When asked about supplementation, Halliwell is careful. "I'm not actually suggesting that people should supplement with ergothioneine because we don't know what the optimum level is. What I suggest is people eat more mushrooms."
He recommends about 2-3 portions of mushrooms per week, which seems to be equivalent to the dose they used in their trial.
The European Food Safety Authority has approved up to 35 milligrams per day as safe, and several companies are already adding ergothioneine to supplements. But quality control is variable, and Halliwell always analyses products before working with companies because many supplements don't contain what they claim.
On a practical note, ergothioneine is heat-stable, so cooking your mushrooms is fine. But they analysed mushroom soup and found that the processing seems to destroy a lot of it, so fresh or simply cooked mushrooms are better.
The Bigger Picture
We've been so focused on the antioxidants we can easily measure and study (vitamins C and E, polyphenols, carotenoids ) that we completely overlooked this molecule that our bodies are literally built to capture and hoard.

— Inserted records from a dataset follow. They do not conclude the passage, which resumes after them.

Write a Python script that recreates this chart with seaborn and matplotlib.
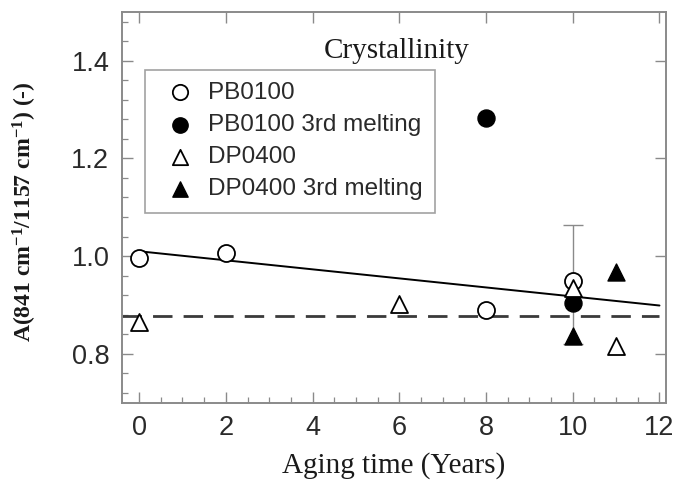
import numpy as np
import pandas as pd
import matplotlib
matplotlib.use("Agg")
import matplotlib.pyplot as plt
import seaborn as sns
from matplotlib.ticker import MultipleLocator

# ---- data ----
pb_x = [0, 2, 8, 10]
pb_y = [0.997, 1.007, 0.890, 0.950]
pb3_x = [8, 10]
pb3_y = [1.282, 0.905]
dp_x = [0, 6, 10, 11]
dp_y = [0.865, 0.903, 0.935, 0.816]
dp3_x = [10, 11]
dp3_y = [0.836, 0.967]
err_x = [10]
err_y = [0.948]
err_lo = [0.128]
err_hi = [0.116]
trend_x = [0, 12]
trend_y = [1.010, 0.899]
mean_x = [-0.4, 12]
mean_y = [0.877, 0.877]

labels = ["PB0100", "PB0100 3rd melting", "DP0400", "DP0400 3rd melting"]
x_ticks = [0, 2, 4, 6, 8, 10, 12]
y_ticks = [0.8, 1.0, 1.2, 1.4]

sns.set_style("ticks")
plt.rcParams["font.family"] = ["Liberation Sans", "DejaVu Sans"]
plt.rcParams["mathtext.fontset"] = "custom"
plt.rcParams["mathtext.rm"] = "Liberation Serif:bold"
plt.rcParams["mathtext.default"] = "rm"

fig = plt.figure(figsize=(6.88, 4.9), dpi=100)
ax = fig.add_axes([0.177, 0.178, 0.791, 0.798])

gray = "#8a8a8a"

# lines
sns.lineplot(x=trend_x, y=trend_y, ax=ax, color="black", lw=1.4, zorder=2)
sns.lineplot(x=mean_x, y=mean_y, ax=ax, color="#3a3a3a", lw=2.0, zorder=2,
             dashes=False, linestyle=(0, (7, 4)))

# error bar
ax.errorbar(err_x, err_y, yerr=[err_lo, err_hi], fmt="none", ecolor=gray,
            elinewidth=1.0, capsize=7, capthick=1.0, zorder=2)

ms = 150
sns.scatterplot(x=pb_x, y=pb_y, ax=ax, marker="o", s=ms, facecolor="white",
                edgecolor="black", linewidth=1.3, label=labels[0], zorder=3)
sns.scatterplot(x=pb3_x, y=pb3_y, ax=ax, marker="o", s=ms, color="black",
                edgecolor="black", linewidth=1.0, label=labels[1], zorder=3)
sns.scatterplot(x=dp_x, y=dp_y, ax=ax, marker="^", s=ms, facecolor="white",
                edgecolor="black", linewidth=1.3, label=labels[2], zorder=3)
sns.scatterplot(x=dp3_x, y=dp3_y, ax=ax, marker="^", s=ms, color="black",
                edgecolor="black", linewidth=1.0, label=labels[3], zorder=3)

ax.set_xlim(-0.4, 12.15)
ax.set_ylim(0.7, 1.5)
ax.set_xticks(x_ticks)
ax.set_yticks(y_ticks)
ax.set_yticklabels([f"{v:.1f}" for v in y_ticks])
ax.xaxis.set_minor_locator(MultipleLocator(0.5))
ax.yaxis.set_minor_locator(MultipleLocator(0.04))
ax.tick_params(which="major", direction="in", length=8, width=1.0, color=gray,
               top=True, right=True, labelsize=19.5, labelcolor="#2a2a2a", pad=9)
ax.tick_params(which="minor", direction="in", length=4, width=0.9, color=gray,
               top=False, right=False, left=True, bottom=True)
for sp in ax.spines.values():
    sp.set_color(gray)
    sp.set_linewidth(1.4)
    sp.set_visible(True)

ax.set_xlabel("Aging time (Years)", family="Liberation Serif", fontsize=21,
              color="#1a1a1a")
ax.xaxis.set_label_coords(0.5, -0.125)
ax.xaxis.label.set_va("top")
ax.set_ylabel(r"A(841 cm$^{-1}$/1157 cm$^{-1}$) (-)", family="Liberation Serif",
              fontweight="bold", fontsize=17, color="#1a1a1a")
ax.yaxis.set_label_coords(-0.152, 0.488)

ax.text(0.505, 0.9, "Crystallinity", transform=ax.transAxes, ha="center",
        va="center", family="Liberation Serif", fontsize=21, color="#1a1a1a")

leg = ax.legend(loc="upper left", bbox_to_anchor=(0.042, 0.852), borderaxespad=0,
                fontsize=17.5, frameon=True, fancybox=False, edgecolor=gray,
                borderpad=0.5, handlelength=1.9, handletextpad=0.2,
                labelspacing=0.42, markerscale=0.9)
leg.get_frame().set_linewidth(1.2)
for t in leg.get_texts():
    t.set_color("#2a2a2a")

fig.savefig("out.png", dpi=100)
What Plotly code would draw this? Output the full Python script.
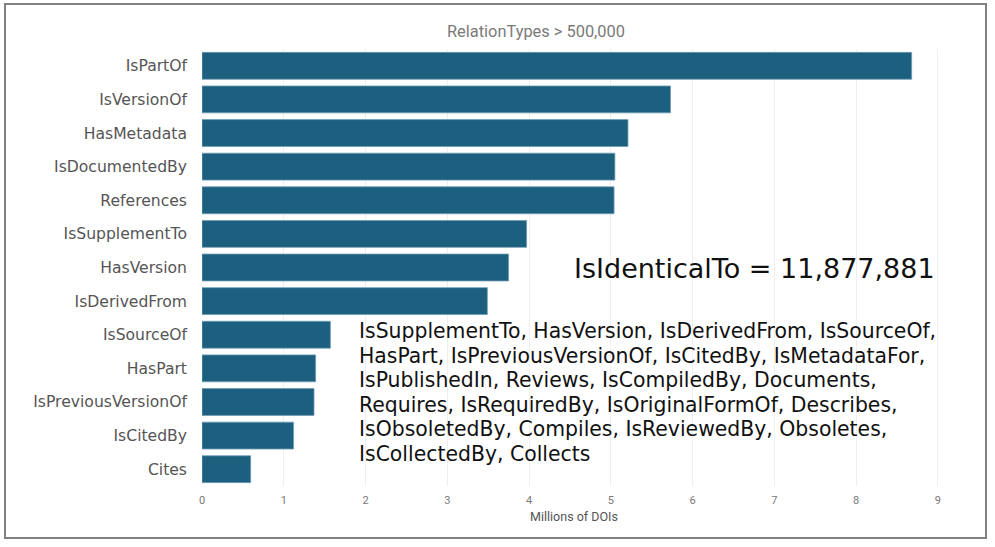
import plotly.graph_objects as go

# ---- data ----
categories = ["IsPartOf", "IsVersionOf", "HasMetadata", "IsDocumentedBy", "References",
              "IsSupplementTo", "HasVersion", "IsDerivedFrom", "IsSourceOf", "HasPart",
              "IsPreviousVersionOf", "IsCitedBy", "Cites"]
millions_of_dois = [8.68, 5.73, 5.21, 5.05, 5.04, 3.97, 3.75, 3.49, 1.57, 1.39, 1.37, 1.12, 0.595]
x_ticks = [0, 1, 2, 3, 4, 5, 6, 7, 8, 9]

title_text = "RelationTypes &gt; 500,000"
x_title = "Millions of DOIs"
big_note = "IsIdenticalTo = 11,877,881"
note_lines = [
    "IsSupplementTo, HasVersion, IsDerivedFrom, IsSourceOf,",
    "HasPart, IsPreviousVersionOf, IsCitedBy, IsMetadataFor,",
    "IsPublishedIn, Reviews, IsCompiledBy, Documents,",
    "Requires, IsRequiredBy, IsOriginalFormOf, Describes,",
    "IsObsoletedBy, Compiles, IsReviewedBy, Obsoletes,",
    "IsCollectedBy, Collects",
]

# ---- layout geometry (pixels) ----
W, H = 995, 547
L, R, T, B = 202, 946, 49, 486
XMAX = 9.1
NOTE_X, NOTE_Y0, NOTE_DY = 357, 331, 24.6

def px(x):
    return (x - L) / (R - L)

def py(y):
    return (B - y) / (B - T)

fig = go.Figure(go.Bar(
    x=millions_of_dois,
    y=categories,
    orientation="h",
    marker=dict(color="#1c5f7e", line=dict(color="#6f9db5", width=0.8)),
    hoverinfo="x+y",
))

fig.update_layout(
    width=W, height=H,
    margin=dict(l=L, r=W - R, t=T, b=H - B),
    paper_bgcolor="white", plot_bgcolor="white",
    showlegend=False,
    bargap=0.2,
    title=dict(text=title_text, x=536 / W, xanchor="center", xref="container",
               y=1 - 31 / H, yanchor="middle", yref="container",
               font=dict(family="Roboto", size=16.4, color="#7a7a7a")),
    xaxis=dict(range=[0, XMAX], tickvals=x_ticks, showgrid=True, gridcolor="#efefef",
               gridwidth=1, zeroline=False, showline=False,
               ticklabelstandoff=6,
               tickfont=dict(family="Roboto", size=11, color="#7a7a7a"),
               title=dict(text=x_title, standoff=6,
                          font=dict(family="Roboto", size=12.5, color="#555555"))),
    yaxis=dict(categoryorder="array", categoryarray=categories[::-1],
               showgrid=False, zeroline=False, showline=False,
               ticklabelstandoff=14,
               tickfont=dict(family="DejaVu Sans", size=15.6, color="#555555")),
)

fig.add_annotation(text=big_note, xref="paper", yref="paper",
                   x=px(572), y=py(268), xanchor="left", yanchor="middle",
                   showarrow=False,
                   font=dict(family="DejaVu Sans", size=27, color="#111111"))

for i, line in enumerate(note_lines):
    fig.add_annotation(text=line, xref="paper", yref="paper",
                       x=px(NOTE_X), y=py(NOTE_Y0 + i * NOTE_DY),
                       xanchor="left", yanchor="middle", align="left",
                       showarrow=False,
                       font=dict(family="DejaVu Sans", size=20.4, color="#111111"))

fig.add_shape(type="rect", xref="paper", yref="paper",
              x0=px(5), x1=px(986), y0=py(538), y1=py(4),
              line=dict(color="#808080", width=2), fillcolor="rgba(0,0,0,0)")

fig.write_html("out.html", config={"displayModeBar": False},
               post_script="document.body.style.margin='0';")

It passes from mothers to babies through the placenta and breast milk. It's found in newborn babies' brains. It accumulates in your mitochondria when you exercise. So evolution clearly thinks it's important.
And yet, most people have never heard of it.
Part of why Halliwell is so excited about ergothioneine is that it represents a different approach to ageing research. Instead of trying to find a drug that fights one specific pathway or disease, they've identified a fundamental compound that your body already knows how to use, distributed by machinery that's already in place, affecting multiple systems simultaneously.
"The diet-derived compound ergothioneine is very important for maintenance of normal brain function," he concluded. "And low levels of it predispose humans to significantly increased risk of neurodegeneration and other age-related diseases."
What Happens Next
The longevity field is starting to pay attention. Research groups are now studying ergothioneine's effects on sleep, depression, Parkinson's disease, stroke, heart health, and macular degeneration.
There's even interest in combining it with other compounds to see if there are synergistic effects. Ergothioneine plus flavonoids, plus carotenoids, that kind of thing. Though testing all those combinations in humans would be prohibitively expensive, so they'll probably use stem cell models first.
One challenge is that there's huge individual variation in how people absorb and process ergothioneine. Some people with high levels are very efficient at taking it up; others with low levels aren't. There are genetic variations in the OCTN1 transporter that might explain this, though the details aren't worked out yet.
The team is also working on developing rapid blood tests to measure ergothioneine levels, because regardless of the mechanism, if you have low ergothioneine, you're going to have problems down the road.
Healthy Longevity
Yes, eat your mushrooms. Yes, let's do the science and figure out optimal ergothioneine levels. But also, maybe the goal isn't to live forever or look 25 when you're 75.
The goal is to maintain what Halliwell and his colleagues call "healthy longevity", to be one of those centenarians who's clinically fine, living their life without major illness bothering them, and then one day they just don't wake up.
As opposed to the current norm where the last 10 years of life are spent increasingly sick and declining.
And maybe this forgotten mushroom molecule is part of how we do that.
Professor Barry Halliwell's research on ergothioneine is ongoing. His book "Free Radicals in Biology and Medicine" is in its fifth edition and has been cited over 36,000 times. He was named a Citation Laureate in 2021 and is recognized as a researcher of Nobel class by Clarivate.